O’Donoghue ordered SCA to comply with the law by restructuring its work assignments so that civil servants perform 40 percent of the work.

He also instructed the authority to account for how it calculates the percentage of work done by SCA employees.

By backing the union’s position that the authority erroneously counts supervision of consultants by SCA staff as part of the in-house design, drafting and inspection work, O’Donoghue’s ruling would potentially free up additional funding for in-house staff.

The city has indicated that it will appeal O’Donoghue’s decision. Attorney Robert Burzichelli is handling the union’s case. O’Donoghue’s order that the SCA comply with the 40 percent rule and restructure work assignments comes after years of downsizing and the layoff of 110 Local 375 members at SCA in 2003.

“We will push for the authority to call back our members and compensate them for their time out,” Fort said. “With the long-term erosion of its in-house staff, we believe SCA will have to bring back laid-off workers and hire additional workers.”

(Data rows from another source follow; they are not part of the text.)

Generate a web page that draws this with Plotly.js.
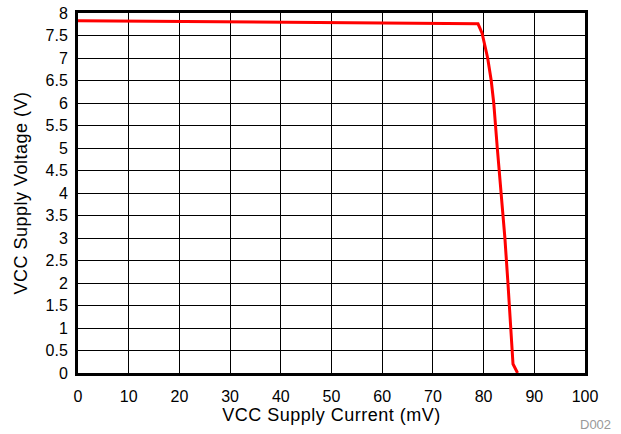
<!DOCTYPE html>
<html><head><meta charset="utf-8">
<script src="https://cdn.plot.ly/plotly-3.0.1.min.js"></script>
<style>html,body{margin:0;padding:0;background:#fff}#c{width:621px;height:434px}
.xtitle,.ytitle{letter-spacing:0.5px}</style>
</head><body><div id="c"></div>
<script>
const currentMA = [0, 78.9, 79.7, 80.8, 81.5, 82.0, 82.7, 83.5, 84.2, 84.8, 85.3, 85.8, 86.7];
const voltageV  = [7.83, 7.76, 7.55, 7.0, 6.5, 6.0, 5.0, 4.0, 3.0, 2.0, 1.0, 0.2, 0.0];
const xTicks = [0,10,20,30,40,50,60,70,80,90,100];
const yTicks = [0,0.5,1,1.5,2,2.5,3,3.5,4,4.5,5,5.5,6,6.5,7,7.5,8];

Plotly.newPlot('c', [{
  x: currentMA, y: voltageV, mode: 'lines', type: 'scatter',
  line: {color: '#ff0000', width: 3}, hoverinfo: 'none'
}], {
  width: 621, height: 434,
  margin: {l: 78, r: 36, t: 13, b: 61},
  paper_bgcolor: '#fff', plot_bgcolor: '#fff',
  font: {family: 'Liberation Sans, Arial, sans-serif', size: 16, color: '#000'},
  showlegend: false,
  xaxis: {
    range: [0, 100], tickvals: xTicks, ticktext: xTicks.map(String),
    showgrid: true, gridcolor: '#000', gridwidth: 1,
    zeroline: false, showline: true, linecolor: '#000', linewidth: 3, mirror: true,
    ticks: '', ticklen: 0, tickfont: {size: 16}, ticklabelstandoff: 7,
    title: {text: 'VCC Supply Current (mV)', font: {size: 18}, standoff: 4}
  },
  yaxis: {
    range: [0, 8], tickvals: yTicks, ticktext: yTicks.map(String),
    showgrid: true, gridcolor: '#000', gridwidth: 1,
    zeroline: false, showline: true, linecolor: '#000', linewidth: 3, mirror: true,
    ticks: '', ticklen: 0, tickfont: {size: 16}, ticklabelstandoff: 4,
    title: {text: 'VCC Supply Voltage (V)', font: {size: 18}, standoff: 14}
  },
  annotations: [{
    text: 'D002', xref: 'paper', yref: 'paper', x: 1.056, y: -0.144,
    xanchor: 'right', yanchor: 'middle', showarrow: false,
    font: {size: 13, color: '#999'}
  }]
}, {displayModeBar: false, staticPlot: true});
</script></body></html>
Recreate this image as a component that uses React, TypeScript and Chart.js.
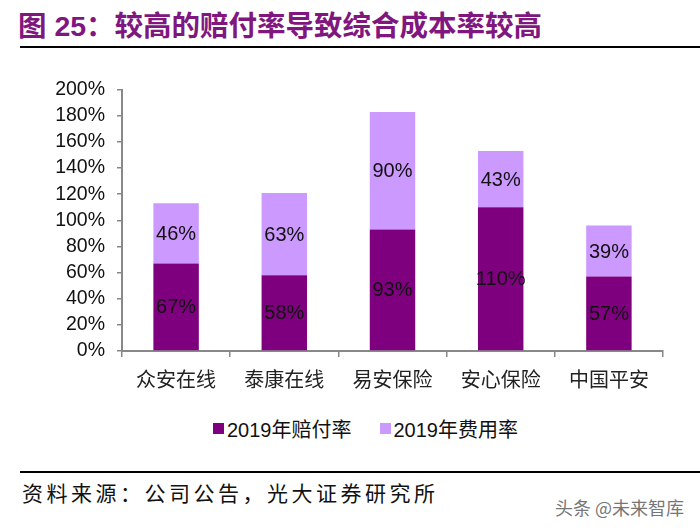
import { useEffect, useRef } from "react";
import { Chart, registerables, Plugin } from "chart.js";

Chart.register(...registerables);

const categories = ["众安在线", "泰康在线", "易安保险", "安心保险", "中国平安"];
const seriesNames = ["2019年赔付率", "2019年费用率"];
const lossRatio = [67, 58, 93, 110, 57];
const expenseRatio = [46, 63, 90, 43, 39];
const seriesColors = ["#7f007f", "#cc99ff"];

const barLabels: Plugin<"bar"> = {
  id: "barLabels",
  afterDatasetsDraw(chart) {
    const ctx = chart.ctx;
    ctx.save();
    ctx.font = "20px 'Liberation Sans', Arial, sans-serif";
    ctx.fillStyle = "#111";
    ctx.textAlign = "center";
    ctx.textBaseline = "middle";
    chart.data.datasets.forEach((ds, i) => {
      const meta = chart.getDatasetMeta(i);
      meta.data.forEach((el: any, j) => {
        const v = ds.data[j] as number;
        ctx.fillText(v + "%", el.x, (el.y + el.base) / 2 + 1);
      });
    });
    ctx.restore();
  },
};

export default function App() {
  const ref = useRef<HTMLCanvasElement | null>(null);

  useEffect(() => {
    document.body.style.margin = "0";
    if (!ref.current) return;
    const chart = new Chart(ref.current, {
      type: "bar",
      data: {
        labels: categories,
        datasets: [
          {
            label: seriesNames[0],
            data: lossRatio,
            backgroundColor: seriesColors[0],
            categoryPercentage: 1,
            barPercentage: 0.42,
          },
          {
            label: seriesNames[1],
            data: expenseRatio,
            backgroundColor: seriesColors[1],
            categoryPercentage: 1,
            barPercentage: 0.42,
          },
        ],
      },
      options: {
        animation: false,
        responsive: false,
        maintainAspectRatio: false,
        layout: { padding: { top: 20, right: 37, bottom: 0, left: 0 } },
        plugins: {
          legend: { display: false },
          tooltip: { enabled: false },
        },
        scales: {
          x: {
            stacked: true,
            afterFit: (s) => {
              s.height = 45;
            },
            grid: {
              offset: true,
              drawOnChartArea: false,
              drawTicks: true,
              tickLength: 6,
              color: "#888",
              lineWidth: 1.5,
            },
            border: { display: true, color: "#888", width: 2 },
            ticks: {
              color: "#222",
              padding: 10,
              font: { size: 20, family: "'Noto Sans CJK SC', sans-serif" },
            },
          },
          y: {
            stacked: true,
            min: 0,
            max: 200,
            afterFit: (s) => {
              s.width = 122;
            },
            grid: {
              drawOnChartArea: false,
              drawTicks: true,
              tickLength: 5,
              color: "#888",
              lineWidth: 1.5,
            },
            border: { display: true, color: "#888", width: 2 },
            ticks: {
              stepSize: 20,
              autoSkip: false,
              color: "#111",
              padding: 12,
              callback: (v) => v + "%",
              font: { size: 19.5, family: "'Liberation Sans', Arial, sans-serif" },
            },
          },
        },
      },
      plugins: [barLabels],
    });
    return () => {
      chart.destroy();
    };
  }, []);

  return (
    <div style={{ position: "relative", width: 700, height: 532, background: "#fff", overflow: "hidden" }}>
      <div
        style={{
          position: "absolute",
          left: 18,
          top: 3,
          fontSize: 28.5,
          fontWeight: "bold",
          color: "#80177f",
          fontFamily: "'Liberation Sans', 'Noto Sans CJK SC', sans-serif",
          whiteSpace: "nowrap",
        }}
      >
        图 25：较高的赔付率导致综合成本率较高
      </div>
      <div style={{ position: "absolute", left: 20, right: 0, top: 46, height: 2, background: "#000" }} />
      <canvas ref={ref} width={700} height={330} style={{ position: "absolute", left: 0, top: 66 }} />
      <div
        style={{
          position: "absolute",
          left: 213,
          top: 414,
          display: "flex",
          alignItems: "center",
          fontSize: 20,
          color: "#111",
          fontFamily: "'Liberation Sans', 'Noto Sans CJK SC', sans-serif",
          whiteSpace: "nowrap",
        }}
      >
        {seriesNames.map((n, i) => (
          <div key={n} style={{ display: "flex", alignItems: "center", marginRight: i === 0 ? 28 : 0 }}>
            <span style={{ width: 11, height: 11, background: seriesColors[i], marginRight: 3 }} />
            <span>{n}</span>
          </div>
        ))}
      </div>
      <div style={{ position: "absolute", left: 20, right: 0, top: 471, height: 2, background: "#000" }} />
      <div
        style={{
          position: "absolute",
          left: 22,
          top: 477,
          fontSize: 21,
          letterSpacing: 3.5,
          color: "#111",
          fontFamily: "'Noto Sans CJK SC', serif",
          whiteSpace: "nowrap",
        }}
      >
        资料来源：公司公告，光大证券研究所
      </div>
      <div
        style={{
          position: "absolute",
          left: 555,
          top: 494,
          fontSize: 18,
          color: "#555",
          opacity: 0.8,
          fontFamily: "'Noto Sans CJK SC', sans-serif",
          whiteSpace: "nowrap",
        }}
      >
        头条 @未来智库
      </div>
    </div>
  );
}
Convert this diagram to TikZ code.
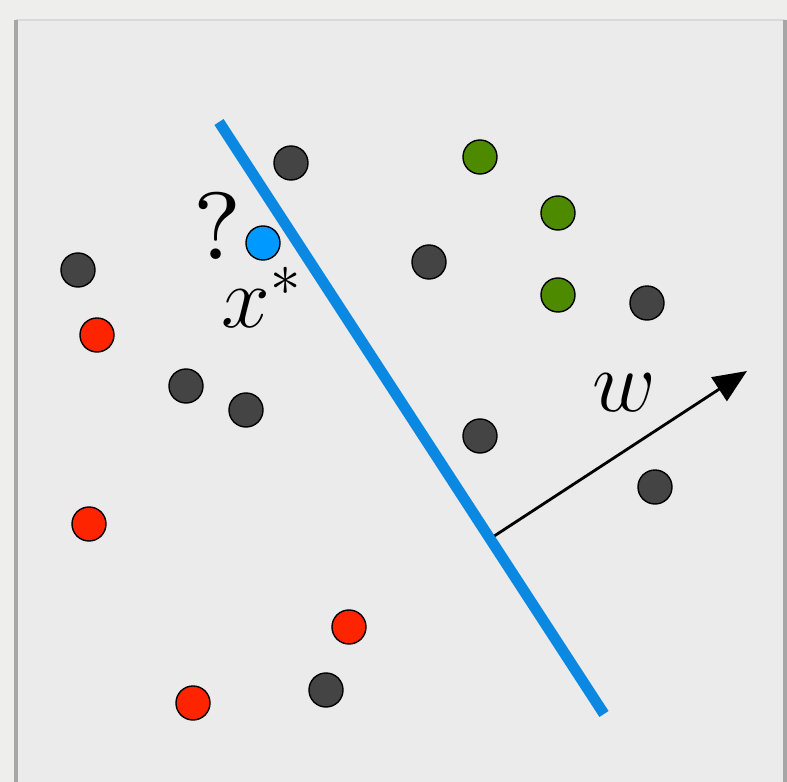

The union filed the lawsuit as it anticipated possible layoffs at the SCA and hoped to put the brakes on years of contracting out and downsizing at the authority, where the in-house staff has dwindled from 933 at the end of 2001 to 515 at the end of last year.

Earlier this year, Schools Chancellor Joel Klein told the union he did not expect layoffs at SCA anytime soon. The union criticized SCA’s use of consultants in its “white papers,” which highlighted the city’s wasteful practice of farming out the work of civil servants.